Safy-Hallan Farah: Eschewing hits for songs you can slowly grind to or spend an evening alone and high with, ANTI is a slow and brooding pop album. “I got to do things my own way darling,” Rihanna croons on “Consideration,” a clapper of a goodbye song featuring SZA. On the track, both her and SZA sound almost unrecognizable — SZA more so, but not in a particularly jarring way. It’s an appropriate introduction to an idiosyncratic album filled with slow cuts: The production is smooth and intoxicating, curating a vibe somewhere between nostalgic longing and indifference.
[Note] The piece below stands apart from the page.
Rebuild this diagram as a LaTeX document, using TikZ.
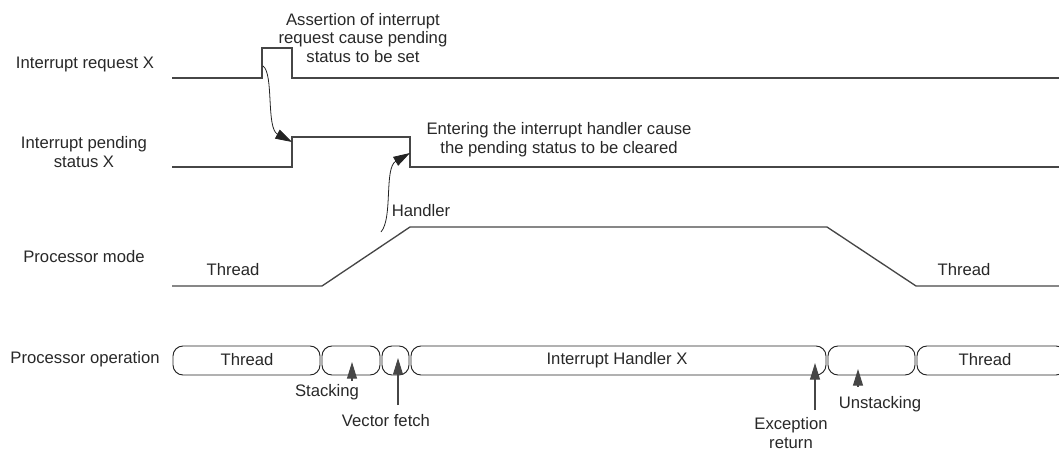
\documentclass[tikz,border=0pt]{standalone}
\usepackage{fontspec}
\setmainfont{Liberation Sans}
\usetikzlibrary{arrows.meta,positioning}
\definecolor{WaveGray}{RGB}{70,70,70}
\definecolor{TextGray}{RGB}{40,40,40}
\definecolor{BoxBlack}{RGB}{35,35,35}

\begin{document}
\begin{tikzpicture}[x=0.75pt,y=-0.75pt,>={Triangle[length=12.5pt,width=7.5pt]},
    wave/.style={WaveGray,line width=1pt},
    opbox/.style={BoxBlack,line width=0.7pt,rounded corners=7.5pt},
    txt/.style={text=TextGray,font=\fontsize{12.5}{14.2}\selectfont,align=center,inner sep=0pt},
    cause/.style={->,BoxBlack,line width=0.6pt},
    evt/.style={->,WaveGray,line width=0.8pt}]
  \useasboundingbox (0,0) rectangle (1059,450);
  % signal names
  \node[txt] (reqname) at (85,64) {Interrupt request X};
  \node[txt] (pendname) at (84,152) {Interrupt pending\\status X};
  \node[txt] (modename) at (84,257) {Processor mode};
  \node[txt] (opname) at (85,359) {Processor operation};
  % waveforms
  \draw[wave] (172,78)--(262,78)--(262,48)--(292,48)--(292,78)--(1059,78);
  \draw[wave] (172,167)--(292,167)--(292,137)--(410,137)--(410,167)--(1059,167);
  \draw[wave] (172,286)--(322,286)--(410,227)--(827,227)--(916,286)--(1059,286);
  \node[txt] (modethr1) at (233,270) {Thread};
  \node[txt] (modehdl) at (421,211) {Handler};
  \node[txt] (modethr2) at (964,270) {Thread};
  % cause and effect
  \node[txt] (assertnote) at (363,38) {Assertion of interrupt\\request cause pending\\status to be set};
  \node[txt] (enternote) at (559,140) {Entering the interrupt handler cause\\the pending status to be cleared};
  \coordinate (reqedge) at (263,66);
  \coordinate (pendset) at (292,142);
  \coordinate (hdlstart) at (381,232);
  \coordinate (pendclr) at (410,153);
  \draw[cause] (reqedge) .. controls (274,74) and (266,128) .. (pendset);
  \draw[cause] (hdlstart) .. controls (393,218) and (384,168) .. (pendclr);
  % processor operation
  \draw[opbox] (173,346) rectangle (320,375);
  \draw[opbox] (322,346) rectangle (380,375);
  \draw[opbox] (382,346) rectangle (409,375);
  \draw[opbox] (411,346) rectangle (826,375);
  \draw[opbox] (828,346) rectangle (915,375);
  \draw[opbox] (917,346) rectangle (1066,375);
  \node[txt] (opthr1) at (247,360) {Thread};
  \node[txt] (ophdl) at (617,360) {Interrupt Handler X};
  \node[txt] (opthr2) at (985,360) {Thread};
  % events
  \coordinate (stktip) at (352,362);
  \coordinate (stktail) at (352,381);
  \coordinate (vectip) at (398,358);
  \coordinate (vectail) at (398,405);
  \coordinate (exctip) at (815,363);
  \coordinate (exctail) at (815,410);
  \coordinate (unstip) at (858,369);
  \coordinate (unstail) at (858,387);
  \draw[evt] (stktail)--(stktip);
  \draw[evt] (vectail)--(vectip);
  \draw[evt] (exctail)--(exctip);
  \draw[evt] (unstail)--(unstip);
  \node[txt] (stklbl) at (327,392) {Stacking};
  \node[txt] (veclbl) at (386,421) {Vector fetch};
  \node[txt] (exclbl) at (791,433) {Exception\\return};
  \node[txt] (unslbl) at (880,404) {Unstacking};
\end{tikzpicture}
\end{document}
If this record had a mood board, it would probably look like photos of neon lights at night, roller parks, weed dispensaries, grand pianos, guitars, beaches and sarongs. “Love on the Brain,” “Higher” and “Closer to You” showcase, vocally, what people often like to pretend Rihanna can’t do, which is sing. These songs sound like Rihanna broke into a church at night to record them while whiskey-drunk. “Kiss It Better,” “Needed Me,” and “Work” are the obvious highlights, but they blend in with the rest to create a deceptively simple but beautiful album.
Early Score: 7/10

Dan Weiss: Like the entire record, the lame-ass closing stretch is bigger than its parts. ANTI starts — first with its title and then with its music — as a brisk voyage through tantalizing, Frank Ocean-style sketches meant to signify a singles-driven artist’s capital-a Album coming-out party: “Fertilizer,” meet “James Joint.” But toward the end — sometime around the Tame Impala cover that betrays the original’s fealty to Beyoncé’s “****Flawless” and then the Idol-worthy finisher that won’t make Argentina cry for you, girl — the lobbying for respectability gets too Hillary when things were going just Bernie. Riri’s real breakthrough here (aside from the prominent return of Real Instruments and the space of a room on a pop album) is her voice. “Consideration” and the proudly minimal single “Work” thoughtfully explore the contours of her own accent, and on the latter she irresistibly hums through Auto-Tune. Elsewhere and all over she layers harmonies into the most beautiful singing of her career, brushed with bold strokes unheard on her robotic first-seven-albums-in-eight-years run. And if it’s not quite her sexiest album (that would be 2011’s finely filthy Talk That Talk), it’s certainly her most R&B. The perfect soundtrack to eat that special someone’s ass to.